In honor of Election Day, I thought I'd talk politics. No, not who our next president will be, but wedding day politics. As anyone in the midst of planning a wedding knows, there are always logistical issues that crop up. Where will everyone sit, will kids be invited or not—weddings are inherently political, so just take a deep breath and know that every bride deals with these sticky situations. Here's one question I hear a lot:
If you've been in a friend's wedding, do you automatically have to ask her to be in yours?
Here's what I say: Etiquette dictates that you do not have to ask them to be in your wedding. In fact, I didn't want a big bridal party, and after being in countless weddings, I decided to avoid the situation entirely by simply asking only family to be in mine.
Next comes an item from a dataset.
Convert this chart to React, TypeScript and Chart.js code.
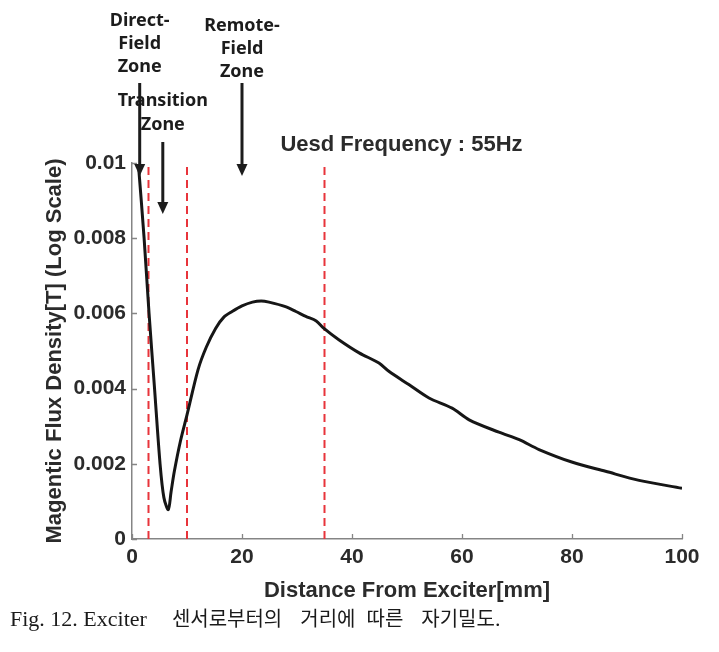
import React, { useEffect, useRef } from 'react';
import { Chart, registerables } from 'chart.js';

Chart.register(...registerables);

// ---- data ----
const distanceMm = [
  1.2, 2.2, 3.1, 4.1, 5.1, 5.8, 6.6, 7.1, 7.7, 8.8, 10.0, 12.0, 13.5, 15.2, 16.7, 18.2, 20,
  21.9, 23.5, 24.9, 27.9, 29.8, 31.6, 33.5, 34.9, 37.6, 41.3, 44.9, 46.7, 50.4, 54, 58.2,
  61.3, 66.7, 70.4, 74, 80.1, 86.1, 92.2, 100,
];
const fluxDensityT = [
  0.0099, 0.008, 0.006, 0.004, 0.002, 0.0011, 0.00078, 0.00125, 0.0018, 0.0026, 0.0033,
  0.0045, 0.0051, 0.0056, 0.0059, 0.00605, 0.0062, 0.0063, 0.00633, 0.0063, 0.00618,
  0.00605, 0.00592, 0.0058, 0.0056, 0.0053, 0.00495, 0.00468, 0.00446, 0.0041, 0.00375,
  0.00348, 0.00317, 0.00284, 0.00264, 0.00238, 0.00204, 0.0018, 0.00156, 0.00135,
];
const zoneBoundariesMm = [3, 10, 35];
const xTickLabels = ['0', '20', '40', '60', '80', '100'];
const yTickLabels = ['0', '0.002', '0.004', '0.006', '0.008', '0.01'];
const zoneLabels = [
  ['Direct-', 'Field', 'Zone'],
  ['Transition', 'Zone'],
  ['Remote-', 'Field', 'Zone'],
];
const zoneArrowMm = [1.4, 5.6, 20];
const frequencyText = 'Uesd Frequency : 55Hz';
const xTitle = 'Distance From Exciter[mm]';
const yTitle = 'Magentic Flux Density[T] (Log Scale)';

// ---- layout / style (pixels) ----
const zoneTextLineY = [
  [21, 44, 67],
  [101, 125],
  [26, 49, 72],
];
const zoneArrowY = [
  [83, 176],
  [142, 214],
  [83, 176],
];
const AXIS_GRAY = '#858585';
const TEXT_DARK = '#2b2b2b';

const annotationPlugin = {
  id: 'annotations',
  afterDraw(chart: any) {
    const ctx = chart.ctx as CanvasRenderingContext2D;
    const xs = chart.scales.x;
    const ys = chart.scales.y;
    const area = chart.chartArea;
    ctx.save();
    // inward tick marks
    ctx.strokeStyle = AXIS_GRAY;
    ctx.lineWidth = 1.3;
    ctx.beginPath();
    xs.ticks.forEach((t: any) => {
      const px = Math.round(xs.getPixelForValue(t.value)) + 0.5;
      ctx.moveTo(px, area.bottom);
      ctx.lineTo(px, area.bottom - 5);
    });
    ys.ticks.forEach((t: any) => {
      const py = Math.round(ys.getPixelForValue(t.value)) + 0.5;
      ctx.moveTo(area.left, py);
      ctx.lineTo(area.left + 5, py);
    });
    ctx.stroke();

    // zone labels & arrows
    ctx.fillStyle = '#1c1c1c';
    ctx.strokeStyle = '#1c1c1c';
    ctx.font = 'bold 18px "Noto Sans", "Open Sans", sans-serif';
    ctx.textAlign = 'center';
    ctx.textBaseline = 'middle';
    zoneLabels.forEach((lines, i) => {
      const cx = xs.getPixelForValue(zoneArrowMm[i]);
      lines.forEach((ln, j) => ctx.fillText(ln, cx, zoneTextLineY[i][j]));
      const [y1, y2] = zoneArrowY[i];
      ctx.lineWidth = 3;
      ctx.beginPath();
      ctx.moveTo(cx, y1);
      ctx.lineTo(cx, y2 - 8);
      ctx.stroke();
      ctx.beginPath();
      ctx.moveTo(cx, y2);
      ctx.lineTo(cx - 5.5, y2 - 12);
      ctx.lineTo(cx + 5.5, y2 - 12);
      ctx.closePath();
      ctx.fill();
    });

    // frequency text
    ctx.fillStyle = TEXT_DARK;
    ctx.font = 'bold 22px "Liberation Sans", Arial, sans-serif';
    ctx.fillText(frequencyText, xs.getPixelForValue(49), 145);
    ctx.restore();
  },
};

function FluxChart() {
  const ref = useRef<HTMLCanvasElement | null>(null);
  useEffect(() => {
    if (!ref.current) return;
    const curve = distanceMm.map((x, i) => ({ x, y: fluxDensityT[i] }));
    const boundaryDatasets = zoneBoundariesMm.map((b) => ({
      data: [
        { x: b, y: 0 },
        { x: b, y: 0.01 },
      ],
      borderColor: '#e8343b',
      borderWidth: 2,
      borderDash: [8, 5],
      pointRadius: 0,
      fill: false,
    }));
    const chart = new Chart(ref.current, {
      type: 'line',
      data: {
        datasets: [
          {
            data: curve,
            borderColor: '#161616',
            borderWidth: 3,
            pointRadius: 0,
            tension: 0.3,
            borderJoinStyle: 'round',
            fill: false,
          } as any,
          ...boundaryDatasets,
        ],
      },
      options: {
        animation: false,
        responsive: false,
        maintainAspectRatio: false,
        layout: { padding: { left: 42, top: 163, right: 37, bottom: 48 } },
        plugins: { legend: { display: false }, tooltip: { enabled: false } },
        scales: {
          x: {
            type: 'linear',
            min: 0,
            max: 100,
            afterFit: (s: any) => {
              s.height = 65;
            },
            grid: { display: false, drawTicks: false },
            border: { display: true, color: AXIS_GRAY, width: 1.5 },
            ticks: {
              stepSize: 20,
              padding: 6,
              color: TEXT_DARK,
              font: { family: '"Liberation Sans", Arial, sans-serif', size: 21, weight: 'bold' },
              callback: (_v: any, i: number) => xTickLabels[i],
            },
            title: {
              display: true,
              text: xTitle,
              color: TEXT_DARK,
              padding: 0,
              font: { family: '"Liberation Sans", Arial, sans-serif', size: 22, weight: 'bold' },
            },
          },
          y: {
            type: 'linear',
            min: 0,
            max: 0.01,
            afterFit: (s: any) => {
              s.width = 90;
            },
            grid: { display: false, drawTicks: false },
            border: { display: true, color: AXIS_GRAY, width: 1.5 },
            ticks: {
              stepSize: 0.002,
              padding: 6,
              color: TEXT_DARK,
              font: { family: '"Liberation Sans", Arial, sans-serif', size: 21, weight: 'bold' },
              callback: (_v: any, i: number) => yTickLabels[i],
            },
            title: {
              display: true,
              text: yTitle,
              color: TEXT_DARK,
              padding: 0,
              font: { family: '"Liberation Sans", Arial, sans-serif', size: 22, weight: 'bold' },
            },
          },
        },
      } as any,
      plugins: [annotationPlugin],
    });
    return () => chart.destroy();
  }, []);
  return <canvas ref={ref} width={719} height={652} style={{ display: 'block' }} />;
}

export default function App() {
  const ko: React.CSSProperties = { fontFamily: '"Noto Sans CJK KR", sans-serif', fontSize: 20 };
  return (
    <div style={{ position: 'fixed', left: 0, top: 0, width: 719, height: 652, background: '#fff' }}>
      <FluxChart />
      <div
        style={{
          position: 'absolute',
          left: 10,
          top: 605,
          whiteSpace: 'nowrap',
          fontFamily: '"Liberation Serif", serif',
          fontSize: 22,
          lineHeight: '26px',
          color: '#1a1a1a',
        }}
      >
        <span>Fig. 12. Exciter</span>
        <span style={{ ...ko, marginLeft: 25 }}>센서로부터의</span>
        <span style={{ ...ko, marginLeft: 18 }}>거리에</span>
        <span style={{ ...ko, marginLeft: 11 }}>따른</span>
        <span style={{ ...ko, marginLeft: 18 }}>자기밀도</span>
        <span>.</span>
      </div>
    </div>
  );
}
Regardless of your choice, really good friends know the politics and difficulty involved in planning a wedding; they'll understand if you don't ask them to return the favor.
What issues have you encountered during your own wedding planning, and how did you deal with them?





I struggled with this exact problem--in the end we had a pretty large bridal party but if I could do it again, I would have done the family thing.
As for close friends not in the bridal party I passed off important duties to keep everyone involved..which made my life easier!
Posted by: Whitney | November 04, 2008 at 09:51 AM
I had to make a tricky decision regarding my MOH. My 'maids are my four sisters and I wrestled with which one to choose as MOH - M, who is closest to me in age, or K, who is closer to me as a friend and was recently married (thus providing me with great advice!). In the end I chose K, not only because she is 'experienced' (so to speak), but also because I know I can count on her as she lives closer to me. M understood and is not one to be upset by this (none of is girls are). It's going to be a great wedding!
Posted by: Erica | November 05, 2008 at 11:20 AM
we're struggling with the actual day to have our interfaith wedding on. Friday or Sunday--Saturday is out of the question for my family for religious reasons. Sunday is iffy for his--same reason. Friday is awkward for out-of-towners. We've got a great venue but can't settle on a day!
Posted by: GC | November 06, 2008 at 02:08 AM
I also struggled with this, and ultimately decided to have my sister be my MOH and my two nieces as junior bridesmaids. There have been NO complaints from any of my friends, most who are married with multiple children. It's simpler for me, and they can just come and enjoy the day.